Alberding’s sister, Kayla, said she was disturbed by some of the responses to the news of De La Cruz’s detainment that she read on social media.
“You see the comments from the hateful people, people that don’t know the story at all,” she said. “They just automatically think he’s a criminal and a bad person, and that’s far from the truth. I honestly think it’s disgusting the way people are.”
Alberding added that she thinks immigration cases do not focus enough on individual circumstances.
“Everyone should be looked at individually versus as a whole group,” she said. “I feel like the system failed him. He literally just got ripped away and sent somewhere he does not have any memories of whatsoever. He speaks Spanish, but it’s like, Spanglish.”
Court documents said De La Cruz arrived in the country 15 years ago, but according to Alberding, that's just how far back the court could verify at the time.
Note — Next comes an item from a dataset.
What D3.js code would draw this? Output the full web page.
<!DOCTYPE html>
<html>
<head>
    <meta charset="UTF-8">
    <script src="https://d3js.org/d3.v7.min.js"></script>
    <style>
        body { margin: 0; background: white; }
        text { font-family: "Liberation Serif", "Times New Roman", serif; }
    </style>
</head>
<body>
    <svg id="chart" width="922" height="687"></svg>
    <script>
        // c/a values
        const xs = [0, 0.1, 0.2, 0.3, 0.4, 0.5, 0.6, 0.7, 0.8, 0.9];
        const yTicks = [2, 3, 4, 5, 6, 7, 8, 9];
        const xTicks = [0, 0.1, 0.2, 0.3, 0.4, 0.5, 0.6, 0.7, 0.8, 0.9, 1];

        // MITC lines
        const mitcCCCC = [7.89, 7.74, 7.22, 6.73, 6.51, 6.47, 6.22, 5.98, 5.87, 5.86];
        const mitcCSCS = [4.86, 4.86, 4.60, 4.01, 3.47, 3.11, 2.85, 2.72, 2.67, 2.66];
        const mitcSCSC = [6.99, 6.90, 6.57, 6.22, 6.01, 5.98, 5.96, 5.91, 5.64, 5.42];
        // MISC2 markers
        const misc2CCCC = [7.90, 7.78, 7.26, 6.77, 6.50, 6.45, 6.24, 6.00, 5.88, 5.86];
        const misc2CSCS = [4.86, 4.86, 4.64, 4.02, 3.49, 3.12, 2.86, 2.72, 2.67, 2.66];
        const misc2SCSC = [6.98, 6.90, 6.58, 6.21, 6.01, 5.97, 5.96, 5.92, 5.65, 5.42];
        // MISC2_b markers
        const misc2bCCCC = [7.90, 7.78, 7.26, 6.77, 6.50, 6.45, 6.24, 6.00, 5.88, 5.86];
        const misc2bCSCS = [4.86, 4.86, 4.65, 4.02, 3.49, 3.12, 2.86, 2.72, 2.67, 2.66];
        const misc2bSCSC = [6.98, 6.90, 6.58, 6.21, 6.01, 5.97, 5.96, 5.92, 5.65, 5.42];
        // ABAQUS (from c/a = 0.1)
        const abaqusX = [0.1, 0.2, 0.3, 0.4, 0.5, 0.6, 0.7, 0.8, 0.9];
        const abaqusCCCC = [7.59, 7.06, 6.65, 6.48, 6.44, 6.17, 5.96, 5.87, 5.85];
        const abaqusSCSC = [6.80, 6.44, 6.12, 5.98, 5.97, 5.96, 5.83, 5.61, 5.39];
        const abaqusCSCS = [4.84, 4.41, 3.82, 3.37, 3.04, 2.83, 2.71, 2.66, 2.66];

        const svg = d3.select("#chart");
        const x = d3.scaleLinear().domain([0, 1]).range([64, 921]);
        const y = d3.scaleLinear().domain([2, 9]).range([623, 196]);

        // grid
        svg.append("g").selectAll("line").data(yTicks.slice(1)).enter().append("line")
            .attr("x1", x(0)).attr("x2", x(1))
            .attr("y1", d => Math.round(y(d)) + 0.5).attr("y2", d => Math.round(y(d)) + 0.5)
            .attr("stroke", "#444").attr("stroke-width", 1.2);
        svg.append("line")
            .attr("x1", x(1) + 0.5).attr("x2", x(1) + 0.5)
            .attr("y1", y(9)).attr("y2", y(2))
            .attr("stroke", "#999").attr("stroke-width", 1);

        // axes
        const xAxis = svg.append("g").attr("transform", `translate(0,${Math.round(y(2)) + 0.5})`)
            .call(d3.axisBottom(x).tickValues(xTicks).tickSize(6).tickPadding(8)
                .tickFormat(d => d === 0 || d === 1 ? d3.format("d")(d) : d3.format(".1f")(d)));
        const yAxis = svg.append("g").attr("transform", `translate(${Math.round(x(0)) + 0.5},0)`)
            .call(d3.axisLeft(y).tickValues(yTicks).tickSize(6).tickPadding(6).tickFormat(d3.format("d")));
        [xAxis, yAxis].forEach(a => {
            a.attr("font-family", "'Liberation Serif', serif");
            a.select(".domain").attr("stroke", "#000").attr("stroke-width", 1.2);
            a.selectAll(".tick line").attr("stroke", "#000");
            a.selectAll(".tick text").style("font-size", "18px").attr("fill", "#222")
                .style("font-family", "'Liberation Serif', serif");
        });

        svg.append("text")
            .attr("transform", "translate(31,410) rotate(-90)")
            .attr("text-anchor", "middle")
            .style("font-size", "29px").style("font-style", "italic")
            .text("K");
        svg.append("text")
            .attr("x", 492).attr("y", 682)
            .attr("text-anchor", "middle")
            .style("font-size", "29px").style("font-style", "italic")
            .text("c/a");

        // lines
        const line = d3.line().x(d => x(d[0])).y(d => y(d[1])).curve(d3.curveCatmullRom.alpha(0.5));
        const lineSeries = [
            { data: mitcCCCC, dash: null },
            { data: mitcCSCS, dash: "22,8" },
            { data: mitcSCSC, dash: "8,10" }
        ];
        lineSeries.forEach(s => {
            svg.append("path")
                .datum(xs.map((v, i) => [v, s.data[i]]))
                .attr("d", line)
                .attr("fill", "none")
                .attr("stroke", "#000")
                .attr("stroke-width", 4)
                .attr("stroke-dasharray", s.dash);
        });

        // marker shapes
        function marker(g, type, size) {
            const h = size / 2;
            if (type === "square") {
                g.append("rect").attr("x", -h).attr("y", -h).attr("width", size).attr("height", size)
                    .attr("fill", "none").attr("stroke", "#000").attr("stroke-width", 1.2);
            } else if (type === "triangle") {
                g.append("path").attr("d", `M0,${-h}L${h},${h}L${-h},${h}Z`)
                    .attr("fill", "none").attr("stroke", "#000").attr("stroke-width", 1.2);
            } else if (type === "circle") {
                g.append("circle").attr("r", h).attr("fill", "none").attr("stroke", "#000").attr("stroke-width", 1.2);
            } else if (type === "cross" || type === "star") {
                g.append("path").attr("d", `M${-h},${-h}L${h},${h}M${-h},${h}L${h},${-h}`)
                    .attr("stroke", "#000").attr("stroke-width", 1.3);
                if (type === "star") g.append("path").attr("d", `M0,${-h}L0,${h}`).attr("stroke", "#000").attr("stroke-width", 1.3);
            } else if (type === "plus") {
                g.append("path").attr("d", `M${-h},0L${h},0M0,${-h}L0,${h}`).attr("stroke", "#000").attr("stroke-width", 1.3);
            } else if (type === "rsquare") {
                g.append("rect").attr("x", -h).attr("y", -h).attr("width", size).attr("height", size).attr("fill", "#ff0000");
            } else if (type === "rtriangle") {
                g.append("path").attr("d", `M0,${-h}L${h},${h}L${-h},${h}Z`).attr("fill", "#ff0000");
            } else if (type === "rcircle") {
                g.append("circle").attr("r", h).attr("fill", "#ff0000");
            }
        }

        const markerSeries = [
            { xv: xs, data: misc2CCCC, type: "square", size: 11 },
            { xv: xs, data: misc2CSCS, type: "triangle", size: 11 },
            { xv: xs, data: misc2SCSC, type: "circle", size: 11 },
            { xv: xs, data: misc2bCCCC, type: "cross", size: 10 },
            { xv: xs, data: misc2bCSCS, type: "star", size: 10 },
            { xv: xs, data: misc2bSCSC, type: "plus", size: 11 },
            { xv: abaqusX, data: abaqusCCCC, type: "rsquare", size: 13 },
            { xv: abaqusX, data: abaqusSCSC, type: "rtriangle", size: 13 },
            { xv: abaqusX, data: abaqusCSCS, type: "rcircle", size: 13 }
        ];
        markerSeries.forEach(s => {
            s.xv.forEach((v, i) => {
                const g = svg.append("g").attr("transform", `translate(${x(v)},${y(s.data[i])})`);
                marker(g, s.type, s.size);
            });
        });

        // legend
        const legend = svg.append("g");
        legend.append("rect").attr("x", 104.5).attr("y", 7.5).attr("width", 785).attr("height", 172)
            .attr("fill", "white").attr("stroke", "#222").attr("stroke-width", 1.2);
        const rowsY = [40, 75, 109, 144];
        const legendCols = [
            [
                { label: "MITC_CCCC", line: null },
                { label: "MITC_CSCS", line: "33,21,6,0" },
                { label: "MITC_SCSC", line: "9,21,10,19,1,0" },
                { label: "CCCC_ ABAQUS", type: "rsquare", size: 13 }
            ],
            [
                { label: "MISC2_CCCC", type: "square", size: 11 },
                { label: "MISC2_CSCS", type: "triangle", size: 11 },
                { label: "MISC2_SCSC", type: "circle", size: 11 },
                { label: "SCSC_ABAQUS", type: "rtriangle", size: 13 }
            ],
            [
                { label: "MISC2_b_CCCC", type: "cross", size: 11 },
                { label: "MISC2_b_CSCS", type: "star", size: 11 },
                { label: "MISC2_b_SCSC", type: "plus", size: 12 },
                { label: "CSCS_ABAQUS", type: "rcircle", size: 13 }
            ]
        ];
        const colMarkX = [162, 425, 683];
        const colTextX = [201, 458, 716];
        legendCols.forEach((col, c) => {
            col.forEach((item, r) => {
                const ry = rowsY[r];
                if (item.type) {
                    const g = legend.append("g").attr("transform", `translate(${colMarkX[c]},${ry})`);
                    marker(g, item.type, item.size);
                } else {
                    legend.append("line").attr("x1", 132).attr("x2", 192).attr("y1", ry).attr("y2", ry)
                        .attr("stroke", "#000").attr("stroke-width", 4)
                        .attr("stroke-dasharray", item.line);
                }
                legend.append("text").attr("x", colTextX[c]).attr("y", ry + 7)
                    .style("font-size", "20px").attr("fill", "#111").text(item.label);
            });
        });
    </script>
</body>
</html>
Family members claim De La Cruz had in fact been in the country since he was 2 years old.
He grew up in Mount Pleasant, graduated from the local high school and began working as a landscaper. Alberding said he and his fiancé, Alberding’s sister Brianna, had been together for roughly a year and were living in Muscatine at the time of his arrest.
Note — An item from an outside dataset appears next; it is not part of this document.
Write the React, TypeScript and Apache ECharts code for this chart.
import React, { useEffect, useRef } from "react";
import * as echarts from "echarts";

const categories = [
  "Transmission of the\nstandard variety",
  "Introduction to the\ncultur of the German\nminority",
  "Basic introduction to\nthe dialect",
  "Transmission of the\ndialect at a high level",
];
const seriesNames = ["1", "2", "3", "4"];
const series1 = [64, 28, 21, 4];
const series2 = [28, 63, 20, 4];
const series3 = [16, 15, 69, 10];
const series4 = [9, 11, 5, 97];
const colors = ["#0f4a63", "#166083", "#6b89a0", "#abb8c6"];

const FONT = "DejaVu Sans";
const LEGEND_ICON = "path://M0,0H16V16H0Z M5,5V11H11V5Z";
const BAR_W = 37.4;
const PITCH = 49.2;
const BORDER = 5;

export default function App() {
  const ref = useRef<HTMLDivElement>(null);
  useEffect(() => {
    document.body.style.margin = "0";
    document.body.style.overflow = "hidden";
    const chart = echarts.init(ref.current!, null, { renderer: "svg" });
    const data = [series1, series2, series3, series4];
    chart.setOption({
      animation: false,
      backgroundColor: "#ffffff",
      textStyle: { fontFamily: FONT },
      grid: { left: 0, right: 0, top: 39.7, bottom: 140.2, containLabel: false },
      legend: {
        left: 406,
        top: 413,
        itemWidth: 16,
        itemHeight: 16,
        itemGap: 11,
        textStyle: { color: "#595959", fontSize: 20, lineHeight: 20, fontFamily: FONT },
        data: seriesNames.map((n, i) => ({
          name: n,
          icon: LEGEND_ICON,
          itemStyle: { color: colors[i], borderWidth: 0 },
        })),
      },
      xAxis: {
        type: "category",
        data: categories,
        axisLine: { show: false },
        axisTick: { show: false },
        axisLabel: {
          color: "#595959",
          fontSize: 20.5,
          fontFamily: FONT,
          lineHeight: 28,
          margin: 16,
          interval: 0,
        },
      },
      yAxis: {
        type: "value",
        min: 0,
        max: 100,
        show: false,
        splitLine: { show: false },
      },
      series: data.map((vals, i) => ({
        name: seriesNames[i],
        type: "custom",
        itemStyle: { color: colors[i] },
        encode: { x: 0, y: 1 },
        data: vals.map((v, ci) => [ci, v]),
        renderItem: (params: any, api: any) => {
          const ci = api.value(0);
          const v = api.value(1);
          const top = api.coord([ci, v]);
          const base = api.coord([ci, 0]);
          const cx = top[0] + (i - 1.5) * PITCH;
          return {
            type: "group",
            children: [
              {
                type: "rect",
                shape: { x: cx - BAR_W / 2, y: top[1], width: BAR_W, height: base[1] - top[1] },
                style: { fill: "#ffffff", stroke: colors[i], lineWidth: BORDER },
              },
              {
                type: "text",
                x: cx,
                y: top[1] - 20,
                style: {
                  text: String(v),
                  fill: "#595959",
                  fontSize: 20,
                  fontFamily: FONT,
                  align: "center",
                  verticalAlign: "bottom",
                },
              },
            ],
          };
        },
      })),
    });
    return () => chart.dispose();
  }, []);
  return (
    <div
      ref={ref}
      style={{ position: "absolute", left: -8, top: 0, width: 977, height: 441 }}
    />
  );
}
“She [Brianna] is going to go down there with him,” Alberding said. “She is mad that she has to leave her family, but she loves Noel, so she’s going to go with him. She’s feeling a lot of emotions right now, I think, because she’s mad at the system.”
A GoFundMe page called “Help Noel & Brianna Start Their Life Together in Mexico” created by De La Cruz’s family has gathered nearly $11,000 in donations.
Escucha Mi Voz rallies community support
Local immigrants’ rights leaders with the group Escucha Mi Voz have drawn attention to De La Cruz’s detention as the weeks turned into months. “Free Noel Now!” is a common message at demonstrations.
Their efforts have included an audience with U.S. Sen. Bernie Sanders during an August immigration forum hosted in West Liberty. A few weeks prior, Sanders posted on social media calling Pascual Pedro’s deportation “unacceptable.”
The group has also hosted regular presences at a U.S. Department of Homeland Security office in Cedar Rapids to accompany people to their scheduled check-ins with immigration enforcement officials.
“This is the reality of Trump’s mass deportations: ICE is ripping a young man who grew up in our schools and works in our neighborhoods out of the only home he has ever known and dumping him in a country he can’t even remember,” said Alejandra Escobar, a lead organizer with Escucha Mi Voz, in a statement the group released when it became clear De La Cruz’s deportation was imminent. “That is not justice or public safety; it is state violence against hardworking families, and we condemn it completely.”
De La Cruz's deportation comes after he sued the Trump administration in September for denying him a bond hearing under a new policy subjecting people who entered the U.S. without authorization to mandatory detention. In his lawsuit, De La Cruz called the policy “draconian.”
A federal judge granted him a bond hearing before an immigration judge, and during the Nov. 19 meeting, the court issued a final order of deportation for De La Cruz. The federal court records filed after the judge granted him the hearing have been sealed.